» **TASK TO CARRY OUT**:
Scan the data below and report how many lines include the word "chart". Nothing else is wanted.

» **MATERIAL**:

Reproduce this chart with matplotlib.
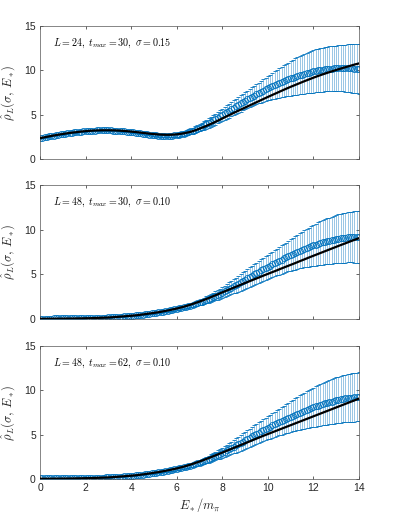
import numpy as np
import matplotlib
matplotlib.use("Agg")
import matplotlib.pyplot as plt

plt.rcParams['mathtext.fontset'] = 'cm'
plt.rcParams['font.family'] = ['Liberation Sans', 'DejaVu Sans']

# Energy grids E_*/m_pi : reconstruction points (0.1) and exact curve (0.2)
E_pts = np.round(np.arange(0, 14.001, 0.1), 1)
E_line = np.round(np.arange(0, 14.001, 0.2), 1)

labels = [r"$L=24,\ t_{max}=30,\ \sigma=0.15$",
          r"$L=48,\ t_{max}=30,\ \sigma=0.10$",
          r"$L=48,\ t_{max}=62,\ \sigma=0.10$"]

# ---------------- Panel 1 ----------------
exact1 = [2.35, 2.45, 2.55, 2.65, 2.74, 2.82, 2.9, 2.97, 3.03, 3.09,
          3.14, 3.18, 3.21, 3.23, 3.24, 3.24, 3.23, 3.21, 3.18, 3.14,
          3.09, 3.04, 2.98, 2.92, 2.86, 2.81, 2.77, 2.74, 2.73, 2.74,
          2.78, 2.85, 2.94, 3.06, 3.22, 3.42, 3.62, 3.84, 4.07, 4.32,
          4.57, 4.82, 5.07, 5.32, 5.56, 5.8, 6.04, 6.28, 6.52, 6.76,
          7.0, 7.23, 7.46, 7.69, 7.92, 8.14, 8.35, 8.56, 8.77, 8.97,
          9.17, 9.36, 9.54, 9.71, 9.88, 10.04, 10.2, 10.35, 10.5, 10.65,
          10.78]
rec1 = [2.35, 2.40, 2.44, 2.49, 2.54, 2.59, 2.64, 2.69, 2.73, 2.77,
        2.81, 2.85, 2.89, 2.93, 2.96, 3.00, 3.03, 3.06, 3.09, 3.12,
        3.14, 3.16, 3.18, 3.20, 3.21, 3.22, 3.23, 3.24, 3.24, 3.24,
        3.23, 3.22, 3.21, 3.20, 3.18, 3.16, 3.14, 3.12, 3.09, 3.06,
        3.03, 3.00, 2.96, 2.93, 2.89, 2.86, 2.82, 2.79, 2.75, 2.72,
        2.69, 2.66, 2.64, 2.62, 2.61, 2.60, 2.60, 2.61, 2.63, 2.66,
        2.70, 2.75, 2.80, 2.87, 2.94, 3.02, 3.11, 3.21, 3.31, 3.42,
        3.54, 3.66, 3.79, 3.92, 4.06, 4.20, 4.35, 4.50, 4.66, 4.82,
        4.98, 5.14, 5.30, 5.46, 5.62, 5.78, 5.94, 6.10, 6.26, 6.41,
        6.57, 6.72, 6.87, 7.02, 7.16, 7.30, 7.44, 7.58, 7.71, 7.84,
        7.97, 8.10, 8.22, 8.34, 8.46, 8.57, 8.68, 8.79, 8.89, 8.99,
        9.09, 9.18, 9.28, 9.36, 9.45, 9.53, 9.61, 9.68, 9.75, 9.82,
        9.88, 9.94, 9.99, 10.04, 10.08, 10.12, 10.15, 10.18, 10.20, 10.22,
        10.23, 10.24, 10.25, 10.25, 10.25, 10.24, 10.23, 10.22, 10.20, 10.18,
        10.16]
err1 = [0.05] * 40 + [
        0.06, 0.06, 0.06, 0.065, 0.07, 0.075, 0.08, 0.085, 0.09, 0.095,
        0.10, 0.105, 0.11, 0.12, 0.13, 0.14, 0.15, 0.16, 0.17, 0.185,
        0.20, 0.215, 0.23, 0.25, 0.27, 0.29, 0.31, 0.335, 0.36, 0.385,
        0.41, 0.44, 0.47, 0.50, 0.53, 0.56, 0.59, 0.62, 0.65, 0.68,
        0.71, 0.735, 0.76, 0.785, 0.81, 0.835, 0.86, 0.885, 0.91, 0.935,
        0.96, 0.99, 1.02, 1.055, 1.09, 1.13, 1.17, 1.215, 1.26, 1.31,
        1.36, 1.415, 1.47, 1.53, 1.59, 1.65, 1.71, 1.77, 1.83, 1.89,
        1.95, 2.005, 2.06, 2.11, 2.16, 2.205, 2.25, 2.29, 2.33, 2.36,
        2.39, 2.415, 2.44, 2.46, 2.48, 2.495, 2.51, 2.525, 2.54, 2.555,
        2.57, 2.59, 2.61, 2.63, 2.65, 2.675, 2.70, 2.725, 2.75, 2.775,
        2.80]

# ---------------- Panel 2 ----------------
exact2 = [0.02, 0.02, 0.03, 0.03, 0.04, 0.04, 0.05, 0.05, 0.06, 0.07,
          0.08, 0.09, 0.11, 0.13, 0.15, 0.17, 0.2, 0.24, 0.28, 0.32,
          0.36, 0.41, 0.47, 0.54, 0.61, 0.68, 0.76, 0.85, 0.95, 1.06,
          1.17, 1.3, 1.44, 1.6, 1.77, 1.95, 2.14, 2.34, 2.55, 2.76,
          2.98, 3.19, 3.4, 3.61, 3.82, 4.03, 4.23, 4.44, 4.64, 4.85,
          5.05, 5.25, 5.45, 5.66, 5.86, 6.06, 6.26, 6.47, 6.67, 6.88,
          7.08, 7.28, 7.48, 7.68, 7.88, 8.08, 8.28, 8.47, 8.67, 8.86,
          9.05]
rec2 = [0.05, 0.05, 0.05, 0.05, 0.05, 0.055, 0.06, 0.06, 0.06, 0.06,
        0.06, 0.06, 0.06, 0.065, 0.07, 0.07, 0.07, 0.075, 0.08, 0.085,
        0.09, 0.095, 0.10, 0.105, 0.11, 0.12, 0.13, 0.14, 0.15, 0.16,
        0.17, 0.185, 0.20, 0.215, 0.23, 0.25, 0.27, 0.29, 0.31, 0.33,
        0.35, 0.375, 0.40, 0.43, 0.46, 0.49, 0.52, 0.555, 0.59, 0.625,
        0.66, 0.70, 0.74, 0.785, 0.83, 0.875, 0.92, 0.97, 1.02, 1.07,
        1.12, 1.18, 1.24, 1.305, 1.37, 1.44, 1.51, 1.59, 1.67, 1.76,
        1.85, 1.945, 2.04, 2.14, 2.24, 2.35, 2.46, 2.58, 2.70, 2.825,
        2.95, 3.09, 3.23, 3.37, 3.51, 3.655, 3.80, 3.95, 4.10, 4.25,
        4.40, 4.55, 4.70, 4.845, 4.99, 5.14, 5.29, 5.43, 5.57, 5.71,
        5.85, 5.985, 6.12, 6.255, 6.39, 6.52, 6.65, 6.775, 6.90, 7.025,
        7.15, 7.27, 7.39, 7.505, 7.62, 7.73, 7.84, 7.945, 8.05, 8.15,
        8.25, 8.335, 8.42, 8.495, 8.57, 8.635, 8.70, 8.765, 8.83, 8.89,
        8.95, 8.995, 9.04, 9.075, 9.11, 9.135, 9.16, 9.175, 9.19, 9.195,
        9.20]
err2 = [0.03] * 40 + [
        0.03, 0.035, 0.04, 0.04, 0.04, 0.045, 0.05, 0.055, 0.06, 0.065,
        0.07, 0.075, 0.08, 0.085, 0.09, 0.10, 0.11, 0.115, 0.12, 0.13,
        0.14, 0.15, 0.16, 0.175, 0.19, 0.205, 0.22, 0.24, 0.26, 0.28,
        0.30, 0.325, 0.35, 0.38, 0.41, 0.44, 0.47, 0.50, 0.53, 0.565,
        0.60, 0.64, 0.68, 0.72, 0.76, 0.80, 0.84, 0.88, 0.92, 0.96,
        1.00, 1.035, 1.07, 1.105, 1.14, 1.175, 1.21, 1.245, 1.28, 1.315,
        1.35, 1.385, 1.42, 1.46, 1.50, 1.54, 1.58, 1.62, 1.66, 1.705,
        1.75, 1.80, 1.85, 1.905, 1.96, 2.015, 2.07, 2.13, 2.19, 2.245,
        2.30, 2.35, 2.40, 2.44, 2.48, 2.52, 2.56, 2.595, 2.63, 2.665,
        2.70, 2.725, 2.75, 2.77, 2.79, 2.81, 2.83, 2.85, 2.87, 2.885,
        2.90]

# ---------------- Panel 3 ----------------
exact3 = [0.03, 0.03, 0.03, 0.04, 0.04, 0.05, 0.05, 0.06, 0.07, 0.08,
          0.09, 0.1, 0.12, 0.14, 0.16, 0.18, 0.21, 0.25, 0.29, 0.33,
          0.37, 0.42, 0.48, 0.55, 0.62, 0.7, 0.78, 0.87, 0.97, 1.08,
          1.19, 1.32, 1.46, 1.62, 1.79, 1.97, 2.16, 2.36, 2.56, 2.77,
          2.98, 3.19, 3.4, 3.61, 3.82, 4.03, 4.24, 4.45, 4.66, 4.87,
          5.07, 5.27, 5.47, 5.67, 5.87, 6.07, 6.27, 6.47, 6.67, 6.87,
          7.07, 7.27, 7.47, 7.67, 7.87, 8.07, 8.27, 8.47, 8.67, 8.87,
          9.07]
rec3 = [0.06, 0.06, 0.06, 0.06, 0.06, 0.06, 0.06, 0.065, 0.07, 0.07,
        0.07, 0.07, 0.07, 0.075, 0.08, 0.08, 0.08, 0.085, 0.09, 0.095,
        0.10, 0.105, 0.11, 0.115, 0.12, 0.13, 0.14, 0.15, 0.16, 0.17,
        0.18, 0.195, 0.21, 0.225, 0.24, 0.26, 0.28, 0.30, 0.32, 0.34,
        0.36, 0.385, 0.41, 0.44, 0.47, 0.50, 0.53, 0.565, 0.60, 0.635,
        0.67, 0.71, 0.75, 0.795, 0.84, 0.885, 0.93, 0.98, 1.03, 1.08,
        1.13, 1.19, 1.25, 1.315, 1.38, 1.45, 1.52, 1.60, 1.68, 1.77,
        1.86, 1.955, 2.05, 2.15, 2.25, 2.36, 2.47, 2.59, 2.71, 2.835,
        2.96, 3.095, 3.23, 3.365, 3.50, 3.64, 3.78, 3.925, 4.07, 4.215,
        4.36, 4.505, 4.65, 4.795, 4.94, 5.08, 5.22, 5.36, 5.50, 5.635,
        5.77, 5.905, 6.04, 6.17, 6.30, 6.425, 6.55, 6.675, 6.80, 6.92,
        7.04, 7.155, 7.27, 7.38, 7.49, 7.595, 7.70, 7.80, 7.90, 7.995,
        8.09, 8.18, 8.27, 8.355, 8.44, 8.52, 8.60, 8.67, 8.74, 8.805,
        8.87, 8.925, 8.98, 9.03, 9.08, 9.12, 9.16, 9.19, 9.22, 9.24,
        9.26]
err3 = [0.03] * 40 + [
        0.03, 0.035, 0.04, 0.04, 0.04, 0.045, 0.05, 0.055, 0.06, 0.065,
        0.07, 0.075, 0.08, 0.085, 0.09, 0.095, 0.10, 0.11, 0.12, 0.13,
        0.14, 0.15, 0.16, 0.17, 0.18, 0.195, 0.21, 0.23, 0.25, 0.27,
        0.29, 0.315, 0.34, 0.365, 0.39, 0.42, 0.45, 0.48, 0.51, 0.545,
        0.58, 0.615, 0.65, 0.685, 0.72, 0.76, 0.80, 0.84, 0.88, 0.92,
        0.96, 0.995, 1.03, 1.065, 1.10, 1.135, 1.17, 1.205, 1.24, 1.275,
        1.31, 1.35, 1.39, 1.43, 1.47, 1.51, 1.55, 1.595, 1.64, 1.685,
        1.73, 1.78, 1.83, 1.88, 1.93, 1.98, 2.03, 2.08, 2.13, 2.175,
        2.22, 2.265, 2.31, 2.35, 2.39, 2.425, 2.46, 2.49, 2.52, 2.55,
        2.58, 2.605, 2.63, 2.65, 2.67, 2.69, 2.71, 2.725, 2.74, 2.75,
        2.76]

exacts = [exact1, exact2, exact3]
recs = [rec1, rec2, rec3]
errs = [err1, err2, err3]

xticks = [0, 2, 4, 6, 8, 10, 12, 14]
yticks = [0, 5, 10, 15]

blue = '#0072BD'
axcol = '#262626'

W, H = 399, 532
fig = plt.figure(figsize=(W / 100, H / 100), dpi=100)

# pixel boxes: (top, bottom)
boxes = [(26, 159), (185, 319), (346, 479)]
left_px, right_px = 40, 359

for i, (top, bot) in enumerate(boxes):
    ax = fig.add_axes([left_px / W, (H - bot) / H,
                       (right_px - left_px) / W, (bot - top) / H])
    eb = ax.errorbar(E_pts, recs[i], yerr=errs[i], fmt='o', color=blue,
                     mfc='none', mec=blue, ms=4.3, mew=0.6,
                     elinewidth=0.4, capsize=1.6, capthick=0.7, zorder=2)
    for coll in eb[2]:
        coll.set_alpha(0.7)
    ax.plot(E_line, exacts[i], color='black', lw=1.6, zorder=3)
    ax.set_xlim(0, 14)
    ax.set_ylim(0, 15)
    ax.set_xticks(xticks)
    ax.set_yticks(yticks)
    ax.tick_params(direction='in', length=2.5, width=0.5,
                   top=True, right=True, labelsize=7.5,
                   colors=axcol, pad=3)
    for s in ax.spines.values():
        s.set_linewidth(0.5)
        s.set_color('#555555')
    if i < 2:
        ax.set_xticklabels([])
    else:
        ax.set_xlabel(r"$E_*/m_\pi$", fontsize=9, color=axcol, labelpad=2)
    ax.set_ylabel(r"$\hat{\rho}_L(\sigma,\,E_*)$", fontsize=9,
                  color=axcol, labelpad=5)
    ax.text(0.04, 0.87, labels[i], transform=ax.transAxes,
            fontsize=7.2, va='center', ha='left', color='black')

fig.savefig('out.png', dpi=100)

--

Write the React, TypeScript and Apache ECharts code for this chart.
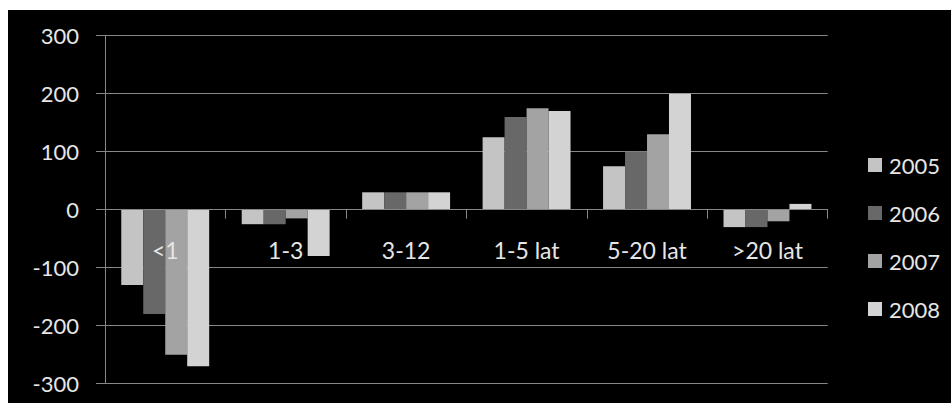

» **SOLUTION TO THIS EXERCISE**:
2